▶ EXERCISE TASK
Retype each line exactly. Skip images.

▶ RECORDED DATA
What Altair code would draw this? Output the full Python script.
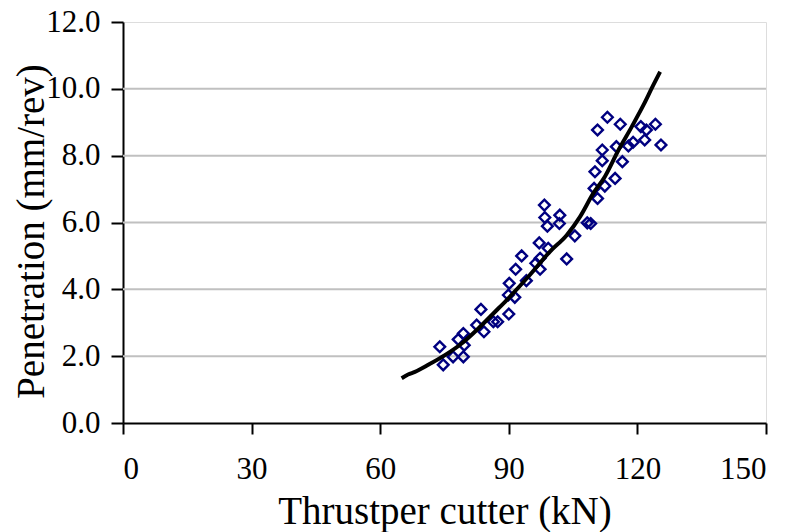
import altair as alt
import pandas as pd

# Observed data points (thrust per cutter kN, penetration mm/rev)
obs_x = [73.9, 74.7, 77.0, 79.4, 79.6, 78.2, 79.4, 82.5, 83.5, 84.2, 86.4, 87.4,
         90.0, 89.9, 91.4, 90.1, 94.1, 91.6, 93.0, 96.3, 97.3, 97.3, 97.1, 99.2,
         98.3, 98.4, 99.0, 101.9, 101.8, 103.5, 105.4, 108.3, 109.1,
         109.9, 110.7, 112.4, 114.8, 110.1, 111.8, 116.5, 111.8, 115.1, 117.9,
         119.0, 121.7, 125.5, 110.7, 113.0, 116.0, 120.8, 122.1, 124.2]
obs_y = [2.28, 1.74, 1.98, 1.98, 2.33, 2.50, 2.68, 2.93, 3.40, 2.73, 3.03, 3.03,
         3.26, 3.83, 3.76, 4.18, 4.26, 4.60, 5.00, 4.78, 4.60, 4.93, 5.39, 5.23,
         6.52, 6.15, 5.89, 6.22, 5.97, 4.91, 5.60, 5.99, 5.97,
         7.02, 6.72, 7.09, 7.32, 7.52, 7.85, 7.82, 8.17, 8.27, 8.29,
         8.40, 8.47, 8.32, 8.77, 9.15, 8.94, 8.87, 8.77, 8.94]

# Fitted curve
fit_x = [65.0, 66.5, 68.1, 71.2, 75.1, 79.0, 82.9, 86.8, 89.5, 94.9, 99.6,
         103.5, 106.6, 109.7, 112.4, 115.6, 118.7, 121.4, 123.7, 125.3]
fit_y = [1.34, 1.45, 1.53, 1.74, 2.03, 2.38, 2.83, 3.33, 3.68, 4.43, 5.13,
         5.62, 6.17, 6.87, 7.37, 8.17, 8.87, 9.51, 10.11, 10.51]

grid_y = [2, 4, 6, 8, 10]
x_ticks = [0, 30, 60, 90, 120, 150]
y_ticks = [0, 2, 4, 6, 8, 10, 12]

FONT = "Liberation Serif"

obs = pd.DataFrame({"x": obs_x, "y": obs_y})
fit = pd.DataFrame({"x": fit_x, "y": fit_y})
grid = pd.DataFrame({"g": grid_y})

xscale = alt.Scale(domain=[0, 150], nice=False, zero=False)
yscale = alt.Scale(domain=[0, 12], nice=False, zero=False)

xaxis = alt.Axis(values=x_ticks, grid=False, tickSize=11, tickWidth=2, tickColor="black",
                 domainColor="black", domainWidth=2, labelFont=FONT, labelFontSize=31,
                 labelColor="black", labelPadding=20, labelBaseline="top",
                 title="Thrustper cutter (kN)", titleFont=FONT, titleFontSize=39,
                 titleFontWeight="normal", titleColor="black", titleBaseline="alphabetic",
                 titleY=100)
yaxis = alt.Axis(values=y_ticks, format=".1f", grid=False, tickSize=12, tickWidth=2,
                 tickColor="black", domainColor="black", domainWidth=2, labelFont=FONT,
                 labelFontSize=31, labelColor="black", labelPadding=11,
                 title="Penetration (mm/rev)", titleFont=FONT, titleFontSize=39,
                 titleFontWeight="normal", titleColor="black", titleAngle=270,
                 titleBaseline="alphabetic", titleAlign="center", titleX=-80, titleY=209)

gridlines = alt.Chart(grid).mark_rule(color="#c0c0c0", strokeWidth=2).encode(
    y=alt.Y("g:Q", scale=yscale, axis=yaxis)
)

points = alt.Chart(obs).mark_point(shape="diamond", filled=False, color="#000080",
                                   size=115, strokeWidth=2.4, opacity=1).encode(
    x=alt.X("x:Q", scale=xscale, axis=xaxis),
    y=alt.Y("y:Q", scale=yscale, axis=yaxis),
)

curve = alt.Chart(fit).mark_line(color="black", strokeWidth=4, interpolate="monotone").encode(
    x=alt.X("x:Q", scale=xscale, axis=xaxis),
    y=alt.Y("y:Q", scale=yscale, axis=yaxis),
)

chart = alt.layer(gridlines, points, curve).properties(
    width=643, height=401,
    autosize=alt.AutoSizeParams(type="none"),
    padding={"left": 123, "top": 22, "right": 27, "bottom": 109},
).configure_view(strokeWidth=0, stroke="transparent").configure(background="white")

chart.save("out.html", embed_options={"renderer": "svg", "actions": False})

▶ EXERCISE SOLUTION
What Altair code would draw this? Output the full Python script.
import altair as alt
import pandas as pd

# Observed data points (thrust per cutter kN, penetration mm/rev)
obs_x = [73.9, 74.7, 77.0, 79.4, 79.6, 78.2, 79.4, 82.5, 83.5, 84.2, 86.4, 87.4,
         90.0, 89.9, 91.4, 90.1, 94.1, 91.6, 93.0, 96.3, 97.3, 97.3, 97.1, 99.2,
         98.3, 98.4, 99.0, 101.9, 101.8, 103.5, 105.4, 108.3, 109.1,
         109.9, 110.7, 112.4, 114.8, 110.1, 111.8, 116.5, 111.8, 115.1, 117.9,
         119.0, 121.7, 125.5, 110.7, 113.0, 116.0, 120.8, 122.1, 124.2]
obs_y = [2.28, 1.74, 1.98, 1.98, 2.33, 2.50, 2.68, 2.93, 3.40, 2.73, 3.03, 3.03,
         3.26, 3.83, 3.76, 4.18, 4.26, 4.60, 5.00, 4.78, 4.60, 4.93, 5.39, 5.23,
         6.52, 6.15, 5.89, 6.22, 5.97, 4.91, 5.60, 5.99, 5.97,
         7.02, 6.72, 7.09, 7.32, 7.52, 7.85, 7.82, 8.17, 8.27, 8.29,
         8.40, 8.47, 8.32, 8.77, 9.15, 8.94, 8.87, 8.77, 8.94]

# Fitted curve
fit_x = [65.0, 66.5, 68.1, 71.2, 75.1, 79.0, 82.9, 86.8, 89.5, 94.9, 99.6,
         103.5, 106.6, 109.7, 112.4, 115.6, 118.7, 121.4, 123.7, 125.3]
fit_y = [1.34, 1.45, 1.53, 1.74, 2.03, 2.38, 2.83, 3.33, 3.68, 4.43, 5.13,
         5.62, 6.17, 6.87, 7.37, 8.17, 8.87, 9.51, 10.11, 10.51]

grid_y = [2, 4, 6, 8, 10]
x_ticks = [0, 30, 60, 90, 120, 150]
y_ticks = [0, 2, 4, 6, 8, 10, 12]

FONT = "Liberation Serif"

obs = pd.DataFrame({"x": obs_x, "y": obs_y})
fit = pd.DataFrame({"x": fit_x, "y": fit_y})
grid = pd.DataFrame({"g": grid_y})

xscale = alt.Scale(domain=[0, 150], nice=False, zero=False)
yscale = alt.Scale(domain=[0, 12], nice=False, zero=False)

xaxis = alt.Axis(values=x_ticks, grid=False, tickSize=11, tickWidth=2, tickColor="black",
                 domainColor="black", domainWidth=2, labelFont=FONT, labelFontSize=31,
                 labelColor="black", labelPadding=20, labelBaseline="top",
                 title="Thrustper cutter (kN)", titleFont=FONT, titleFontSize=39,
                 titleFontWeight="normal", titleColor="black", titleBaseline="alphabetic",
                 titleY=100)
yaxis = alt.Axis(values=y_ticks, format=".1f", grid=False, tickSize=12, tickWidth=2,
                 tickColor="black", domainColor="black", domainWidth=2, labelFont=FONT,
                 labelFontSize=31, labelColor="black", labelPadding=11,
                 title="Penetration (mm/rev)", titleFont=FONT, titleFontSize=39,
                 titleFontWeight="normal", titleColor="black", titleAngle=270,
                 titleBaseline="alphabetic", titleAlign="center", titleX=-80, titleY=209)

gridlines = alt.Chart(grid).mark_rule(color="#c0c0c0", strokeWidth=2).encode(
    y=alt.Y("g:Q", scale=yscale, axis=yaxis)
)

points = alt.Chart(obs).mark_point(shape="diamond", filled=False, color="#000080",
                                   size=115, strokeWidth=2.4, opacity=1).encode(
    x=alt.X("x:Q", scale=xscale, axis=xaxis),
    y=alt.Y("y:Q", scale=yscale, axis=yaxis),
)

curve = alt.Chart(fit).mark_line(color="black", strokeWidth=4, interpolate="monotone").encode(
    x=alt.X("x:Q", scale=xscale, axis=xaxis),
    y=alt.Y("y:Q", scale=yscale, axis=yaxis),
)

chart = alt.layer(gridlines, points, curve).properties(
    width=643, height=401,
    autosize=alt.AutoSizeParams(type="none"),
    padding={"left": 123, "top": 22, "right": 27, "bottom": 109},
).configure_view(strokeWidth=0, stroke="transparent").configure(background="white")

chart.save("out.html", embed_options={"renderer": "svg", "actions": False})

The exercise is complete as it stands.